The king’s wife, Isabella, had also become disenchanted by her husband’s behaviour and managed to persuade him to allow her to travel to France in order to negotiate a peace deal with her brother King Charles IV of France. There she met up with Mortimer and plotted to overthrow King Edward, replacing him on the throne with his son.
They gathered an invasion force and sailed from Flanders, landing in the estuary of the river Orwel on September 24th 1326 where they were joined by several disaffected barons and earls. Edward was forced to abdicate in favour of his son who was crowned Edward III on 25th January 1327. The king was still deemed too young to reign so the government was effectively in the hands of Mortimer and Isabella for the next three years.
Brutal Murder
The former king became a fugitive but was captured in November 1326 and imprisoned in Berkely castle where he was brutally murdered in the following September. It was now Mortimer’s turn to rouse anger and jealousy among his former allies as he took ever more power and lands to himself. He authorised the execution of the former king’s half-brother Edmund.
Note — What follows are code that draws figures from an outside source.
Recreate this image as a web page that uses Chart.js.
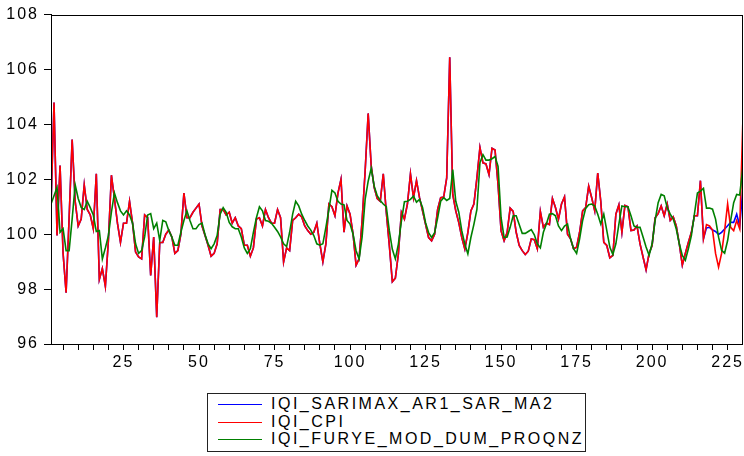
<!DOCTYPE html>
<html><head><meta charset="utf-8">
<script src="https://cdn.jsdelivr.net/npm/chart.js@4.4.1/dist/chart.umd.min.js"></script>
<style>
html,body{margin:0;padding:0;background:#fff;}
#wrap{position:relative;width:744px;height:456px;overflow:hidden;}
#legend{position:absolute;left:207px;top:393px;width:379px;height:59px;border:1px solid #222;box-sizing:border-box;font-family:"Liberation Sans",Arial,sans-serif;font-size:16px;letter-spacing:2.5px;color:#000;background:#fff;}
.row{position:absolute;left:0;height:18px;line-height:18px;white-space:nowrap;}
.swatch{position:absolute;left:10px;top:9px;width:44px;height:0;border-top:1px solid;}
.lbl{position:absolute;left:63px;top:0;}
</style></head>
<body><div id="wrap"><canvas id="c" width="744" height="456"></canvas><div id="legend"></div></div>
<script>
const obs = Array.from({length: 230}, (_, i) => i + 1);
const seriesNames = ["IQI_SARIMAX_AR1_SAR_MA2", "IQI_CPI", "IQI_FURYE_MOD_DUM_PROQNZ"];
const seriesColors = ["#0000ff", "#ff0000", "#008000"];
const yTicks = [96, 98, 100, 102, 104, 106, 108];
const xTicks = [5,10,15,20,25,30,35,40,45,50,55,60,65,70,75,80,85,90,95,100,105,110,115,120,125,130,135,140,145,150,155,160,165,170,175,180,185,190,195,200,205,210,215,220,225];
const xTickLabels = [25, 50, 75, 100, 125, 150, 175, 200, 225];

const iqiCpi = [
101.0,104.8,99.95,102.5,99.3,97.87,100.6,103.45,101.2,100.3,
100.55,101.8,100.9,100.7,100.2,102.2,98.35,98.75,98.1,99.77,
102.15,101.3,100.4,99.7,100.4,100.4,101.2,100.4,99.35,99.17,
99.1,100.7,100.6,98.5,99.9,96.98,99.7,99.7,100.0,100.15,
99.9,99.3,99.4,100.0,101.5,100.6,100.6,100.8,100.95,101.1,
100.3,99.95,99.6,99.2,99.3,99.65,100.9,100.9,100.7,100.8,
100.4,100.6,100.3,100.2,99.6,99.6,99.2,99.5,100.55,100.6,
100.3,100.9,100.6,100.4,100.4,100.9,100.6,98.99,99.5,99.4,
100.5,100.6,100.73,100.63,100.3,100.13,100.0,100.07,100.4,99.65,
98.99,99.65,101.1,101.0,100.67,101.5,102.0,100.07,101.03,100.73,
100.0,98.87,99.1,100.5,102.3,104.4,102.5,101.7,101.3,101.2,
102.2,100.8,99.6,98.27,98.4,99.28,100.8,100.55,101.1,102.2,
101.33,101.95,101.33,100.85,100.36,99.88,99.76,100.0,100.9,101.33,
101.35,102.05,106.45,101.45,100.85,100.42,99.88,99.46,100.06,100.85,
101.1,102.05,103.16,102.6,102.56,102.17,103.13,103.07,101.8,100.12,
99.76,100.06,100.95,100.83,100.07,99.59,99.4,99.26,99.38,99.83,
99.8,99.47,100.83,100.25,100.4,100.35,101.3,100.97,100.55,101.1,
101.36,100.0,99.83,99.47,99.53,100.07,100.85,100.97,101.75,101.33,
100.85,102.23,101.2,99.7,99.59,99.14,99.23,100.73,101.07,100.07,
101.05,101.0,100.13,100.15,100.3,99.65,99.17,98.7,99.3,99.59,
100.6,100.75,101.03,100.67,101.1,100.5,100.63,100.3,99.65,98.87,
99.3,99.7,100.07,100.67,100.67,101.95,99.83,100.35,100.3,100.15,
99.3,98.8,99.3,100.13,101.1,100.25,100.13,100.5,100.2,104.0];

const iqiSarimax = [
101.0,104.8,99.95,102.5,99.3,97.87,100.6,103.45,101.2,100.3,
100.55,101.8,100.9,100.7,100.2,102.2,98.35,98.75,98.1,99.77,
102.15,101.3,100.4,99.7,100.4,100.4,101.2,100.4,99.35,99.17,
99.1,100.7,100.6,98.5,99.9,96.98,99.7,99.7,100.0,100.15,
99.9,99.3,99.4,100.0,101.5,100.6,100.6,100.8,100.95,101.1,
100.3,99.95,99.6,99.2,99.3,99.65,100.9,100.9,100.7,100.8,
100.4,100.6,100.3,100.2,99.6,99.6,99.2,99.5,100.55,100.6,
100.3,100.9,100.6,100.4,100.4,100.9,100.6,98.99,99.5,99.4,
100.5,100.6,100.73,100.63,100.3,100.13,100.0,100.07,100.4,99.65,
98.99,99.65,101.1,101.0,100.67,101.5,102.0,100.07,101.03,100.73,
100.0,98.87,99.1,100.5,102.3,104.4,102.5,101.7,101.3,101.2,
102.2,100.8,99.6,98.27,98.4,99.28,100.8,100.55,101.1,102.2,
101.33,101.95,101.33,100.85,100.36,99.88,99.76,100.0,100.9,101.33,
101.35,102.05,106.45,101.45,100.85,100.42,99.88,99.46,100.06,100.85,
101.1,102.05,103.16,102.6,102.56,102.17,103.13,103.07,101.8,100.12,
99.76,100.06,100.95,100.83,100.07,99.59,99.4,99.26,99.38,99.83,
99.8,99.47,100.83,100.25,100.4,100.35,101.3,100.97,100.55,101.1,
101.36,100.0,99.83,99.47,99.53,100.07,100.85,100.97,101.75,101.33,
100.85,102.23,101.2,99.7,99.59,99.14,99.23,100.73,101.07,100.07,
101.05,101.0,100.13,100.15,100.3,99.65,99.17,98.7,99.3,99.59,
100.6,100.75,101.03,100.67,101.1,100.5,100.63,100.3,99.65,98.87,
99.3,99.7,100.07,100.67,100.67,101.95,99.83,100.23,100.25,100.15,
100.1,99.99,100.07,100.19,100.31,100.43,100.43,100.73,100.3,101.6];

const iqiFurye = [
101.1,101.4,101.7,100.07,100.2,99.4,99.4,100.55,101.8,101.3,
100.97,100.9,101.2,100.97,100.7,100.1,100.13,99.1,99.5,99.95,
100.8,101.5,101.15,100.85,100.7,100.85,100.7,100.4,99.65,99.3,
99.4,99.9,100.7,100.75,100.2,100.4,99.77,100.5,100.45,100.13,
99.9,99.6,99.6,100.07,100.5,100.85,100.5,100.2,100.2,100.35,
100.4,99.98,99.65,99.47,99.65,99.95,100.73,100.97,100.8,100.43,
100.27,100.2,100.2,99.9,99.5,99.3,99.47,100.07,100.6,101.0,
100.85,100.5,100.47,100.4,100.25,100.1,99.9,99.65,99.55,100.07,
100.73,101.2,101.03,100.73,100.5,100.3,100.15,99.95,99.65,99.6,
99.65,100.25,100.9,101.6,101.5,101.2,101.1,101.07,100.5,100.37,
100.0,99.4,99.1,99.9,101.27,101.93,102.4,101.75,101.4,101.23,
101.1,101.0,100.13,99.45,99.1,99.64,100.48,101.18,101.2,101.27,
101.39,101.17,101.27,100.97,100.42,100.06,99.88,100.06,100.6,101.2,
101.33,101.23,101.3,102.35,101.2,100.8,100.12,99.64,99.28,99.88,
100.36,100.9,102.6,102.9,102.7,102.7,102.75,102.83,102.47,100.6,
99.88,99.9,100.25,100.67,100.67,100.35,100.03,100.03,100.1,100.17,
99.98,99.65,99.5,100.07,100.37,100.73,100.75,100.67,100.3,100.13,
100.3,100.37,99.83,99.47,99.3,99.83,100.5,100.94,101.07,101.1,
101.03,100.73,100.37,100.73,100.13,99.53,99.26,99.65,100.37,101.03,
101.0,101.0,100.67,100.3,100.25,100.25,99.9,99.53,99.23,99.65,
100.5,101.15,101.45,101.4,100.97,100.73,100.55,100.19,99.65,99.23,
99.05,99.47,99.95,100.73,101.5,101.57,101.67,100.95,100.95,100.91,
100.55,99.89,99.41,99.31,99.77,100.49,101.15,101.45,101.43,102.4];

const seriesValues = [iqiSarimax, iqiCpi, iqiFurye];
const FONT = '"Liberation Sans", Arial, sans-serif';

const framePlugin = {
  id: 'frame',
  beforeDraw(chart) { chart.ctx.letterSpacing = '2px'; },
  afterDraw(chart) {
    const {ctx, chartArea: a} = chart;
    ctx.save();
    ctx.strokeStyle = '#000';
    ctx.lineWidth = 1;
    ctx.strokeRect(Math.round(a.left) + 0.5, Math.round(a.top) + 0.5,
                   Math.round(a.right - a.left) - 1, Math.round(a.bottom - a.top));
    ctx.restore();
  }
};

const chart = new Chart(document.getElementById('c'), {
  type: 'line',
  data: {
    datasets: seriesNames.map((name, k) => ({
      label: name,
      data: obs.map((x, i) => ({x: x, y: seriesValues[k][i]})),
      borderColor: seriesColors[k],
      backgroundColor: seriesColors[k],
      borderWidth: 1.6,
      pointRadius: 0,
      tension: 0,
      fill: false,
      order: 2 - k
    }))
  },
  options: {
    responsive: false,
    devicePixelRatio: 1,
    animation: false,
    events: [],
    layout: {padding: {left: 0, top: 12, right: 1, bottom: 82}},
    plugins: {legend: {display: false}, tooltip: {enabled: false}},
    scales: {
      x: {
        type: 'linear', min: 1, max: 230, offset: false,
        afterFit: s => { s.height = 30; },
        afterBuildTicks: s => { s.ticks = xTicks.map(v => ({value: v})); },
        ticks: {
          autoSkip: false, maxRotation: 0, padding: 3, color: '#000',
          font: {family: FONT, size: 16},
          callback: v => xTickLabels.includes(v) ? String(v) : ''
        },
        grid: {drawOnChartArea: false, drawTicks: true, tickLength: 6, color: '#000', lineWidth: 1},
        border: {display: true, color: '#000', width: 1}
      },
      y: {
        type: 'linear', min: 96, max: 108,
        afterFit: s => { s.width = 51; },
        afterBuildTicks: s => { s.ticks = yTicks.map(v => ({value: v})); },
        ticks: {
          padding: 5, color: '#000',
          font: {family: FONT, size: 16},
          callback: v => String(v)
        },
        grid: {drawOnChartArea: false, drawTicks: true, tickLength: 7, color: '#000', lineWidth: 1},
        border: {display: true, color: '#000', width: 1}
      }
    }
  },
  plugins: [framePlugin]
});

const legend = document.getElementById('legend');
const rowTops = [1, 18.5, 36];
chart.data.datasets.forEach((ds, k) => {
  const row = document.createElement('div');
  row.className = 'row';
  row.style.top = rowTops[k] + 'px';
  const sw = document.createElement('span');
  sw.className = 'swatch';
  sw.style.borderTopColor = ds.borderColor;
  const lb = document.createElement('span');
  lb.className = 'lbl';
  lb.textContent = ds.label;
  row.appendChild(sw); row.appendChild(lb);
  legend.appendChild(row);
});
</script></body></html>
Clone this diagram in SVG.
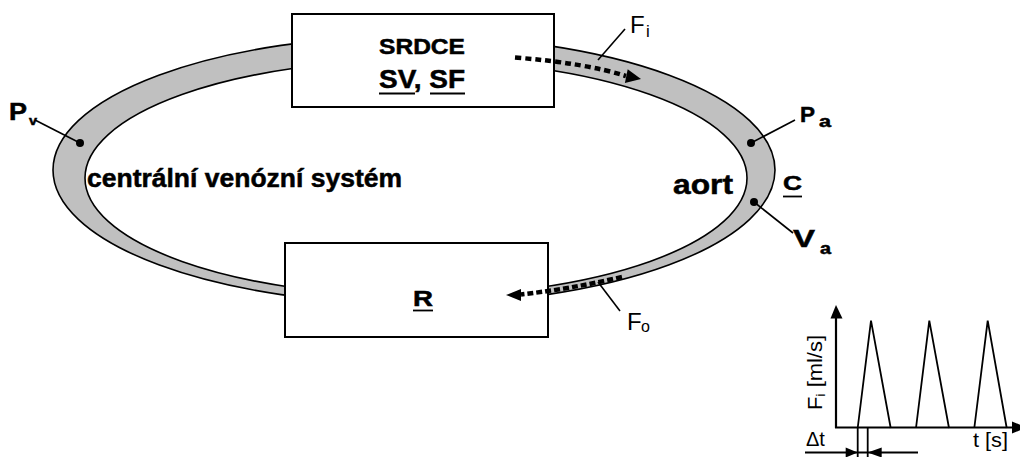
<svg xmlns="http://www.w3.org/2000/svg" width="1020" height="457" viewBox="0 0 1020 457">
<style>
text{font-family:"Liberation Sans",Arial,sans-serif;fill:#000}
.b{font-weight:bold;stroke:#000;stroke-width:0.5}
.box{fill:#fff;stroke:#000;stroke-width:2}
.ring{fill:#c0c0c0;stroke:#000;stroke-width:1.6;fill-rule:evenodd}
.ld{stroke:#000;stroke-width:1.6;fill:none}
.ln{stroke:#000;stroke-width:1.8;fill:none}
.ax{stroke:#000;stroke-width:2.2;fill:none}
.dot{fill:#000}
.dash{stroke:#000;stroke-width:4.5;fill:none}
</style>
<rect width="1020" height="457" fill="#fff"/>
<g id="ring">
<path class="ring" d="M53,170 A361,134 0 1,0 775,170 A361,134 0 1,0 53,170 Z M85,178 A331,118 0 1,0 747,178 A331,118 0 1,0 85,178 Z"/>
</g>
<g id="srdce">
<rect class="box" x="292" y="14" width="262" height="93"/>
<text class="b" x="379" y="54" font-size="22" textLength="86" lengthAdjust="spacingAndGlyphs">SRDCE</text>
<text class="b" x="379" y="88" font-size="25" textLength="86" lengthAdjust="spacingAndGlyphs">SV, SF</text>
<line class="ln" x1="379" y1="93.5" x2="415" y2="93.5" stroke-width="2.4"/>
<line class="ln" x1="430" y1="93.5" x2="465" y2="93.5" stroke-width="2.4"/>
</g>
<g id="odpor">
<rect class="box" x="285" y="243" width="263" height="94"/>
<text class="b" x="413" y="306" font-size="22" textLength="20" lengthAdjust="spacingAndGlyphs">R</text>
<line class="ln" x1="413" y1="310.5" x2="433" y2="310.5" stroke-width="2.4"/>
</g>
<g id="labels">
<text class="b" x="87" y="187" font-size="25" textLength="315" lengthAdjust="spacingAndGlyphs">centrální venózní systém</text>
<text class="b" x="673" y="194" font-size="27" textLength="60" lengthAdjust="spacingAndGlyphs">aort</text>
<text class="b" x="783" y="190" font-size="21" textLength="19" lengthAdjust="spacingAndGlyphs">C</text>
<line class="ln" x1="783" y1="196.5" x2="802" y2="196.5" stroke-width="2.4"/>
<text class="b" x="800" y="122" font-size="22" textLength="15" lengthAdjust="spacingAndGlyphs">P</text>
<text class="b" x="819" y="127" font-size="16" textLength="12" lengthAdjust="spacingAndGlyphs">a</text>
<text class="b" x="793" y="247" font-size="24" textLength="22" lengthAdjust="spacingAndGlyphs">V</text>
<text class="b" x="820" y="254" font-size="16" textLength="11" lengthAdjust="spacingAndGlyphs">a</text>
<text class="b" x="9" y="120" font-size="23" textLength="18" lengthAdjust="spacingAndGlyphs">P</text>
<text class="b" x="29" y="125" font-size="13" textLength="8" lengthAdjust="spacingAndGlyphs">v</text>
<text x="630" y="33" font-size="24">F</text>
<text x="646" y="37" font-size="17">i</text>
<text x="627" y="330" font-size="24">F</text>
<text x="641" y="332" font-size="16">o</text>
</g>
<g id="connectors">
<line class="ld" x1="751" y1="143" x2="795" y2="120"/>
<circle class="dot" cx="751" cy="143" r="4"/>
<line class="ld" x1="754" y1="202" x2="793" y2="233"/>
<circle class="dot" cx="754" cy="202" r="4"/>
<line class="ld" x1="80" y1="143" x2="35" y2="120"/>
<circle class="dot" cx="80" cy="143" r="4"/>
<line class="ld" x1="598" y1="60" x2="625" y2="29"/>
<line class="ld" x1="598" y1="282" x2="620" y2="311"/>
<path class="dash" d="M515,57.5 Q585,63 626,76" stroke-dasharray="6 4"/>
<polygon points="641,79 627.7,69.2 624.9,83" fill="#000"/>
<path class="dash" d="M622,277 Q570,289 521,294.5" stroke-dasharray="6 3"/>
<polygon points="506,295 521,289 521,301" fill="#000"/>
</g>
<g id="chart">
<line class="ax" x1="836" y1="428" x2="836" y2="316"/>
<polygon points="836,305 830.5,318.5 842.5,318.5" fill="#000"/>
<line class="ax" x1="835" y1="427.5" x2="1014" y2="427.5"/>
<polygon points="1027,427.5 1012,421.5 1012,433.5" fill="#000"/>
<polyline class="ln" points="857.7,428 871,320.7 890.7,428"/>
<polyline class="ln" points="916,428 929.3,320.7 949,428"/>
<polyline class="ln" points="974.3,428 987.7,320.7 1006.7,428"/>
<line class="ln" x1="857.7" y1="428" x2="857.7" y2="457"/>
<line class="ln" x1="867.7" y1="428" x2="867.7" y2="457"/>
<line class="ln" x1="805" y1="452.5" x2="918" y2="452.5"/>
<polygon points="857.7,452.5 845.7,447.5 845.7,457.5" fill="#000"/>
<polygon points="867.7,452.5 881.7,447.5 881.7,457.5" fill="#000"/>
<text transform="translate(822,410) rotate(-90)" font-size="20" textLength="75" lengthAdjust="spacingAndGlyphs">F<tspan font-size="13" dy="3">i</tspan><tspan dy="-3"> [ml/s]</tspan></text>
<text x="973" y="447" font-size="21" textLength="35" lengthAdjust="spacingAndGlyphs">t [s]</text>
<text x="806" y="446" font-size="20">Δt</text>
</g>
</svg>
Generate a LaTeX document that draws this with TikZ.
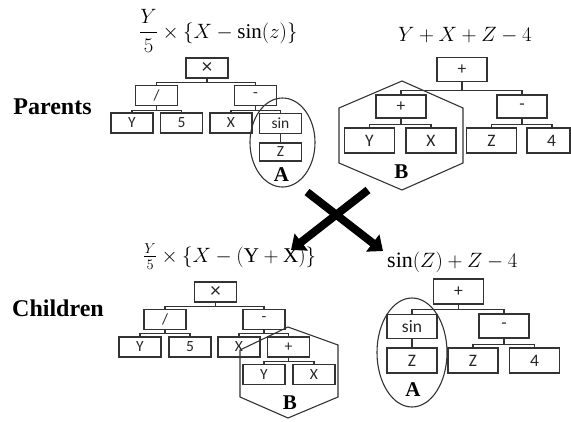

Henry Earl of Lancaster persuaded the young king that it was time to exercise his power and, shortly before the latter’s eighteenth birthday Mortimer and Isabella were apprehended in Nottingham castle.
Isabella, as Queen Mother, was exempt from trial and pleaded for her son to exercise clemency towards Mortimer. Her pleas were ignored and Mortimer was hanged at Tyburn, his body left hanging for two days. (Note: the author of this claim in Wikipedia does not provide a source. Simon Schama, in volume one of A History of Britain, suggests that Mortimer was beheaded; he, too, does not cite a source.)
Illustrious Descendents
What of his widow, Joan? When Roger absconded from the Tower of London she and their daughters were captured and imprisoned by the king, first in Skipton castle then in Pontefract, both in Yorkshire. Following her husband’s execution she was again imprisoned, this time in Hampshire. She was pardoned and released six years later and all her lands restored. She survived for a further twenty years. Joan and Roger were both buried close to the family seat at Wigmore Abbey. Their tombs were destroyed with the Abbey during the dissolution of the monasteries.
Roger and Joan are the parents of the woman whose body was discovered in the church at Much Marcle in Herefordshire in January 2014. Later descendents reputedly include Sir Winston Churchill, the present British Royal Family, and George Washington.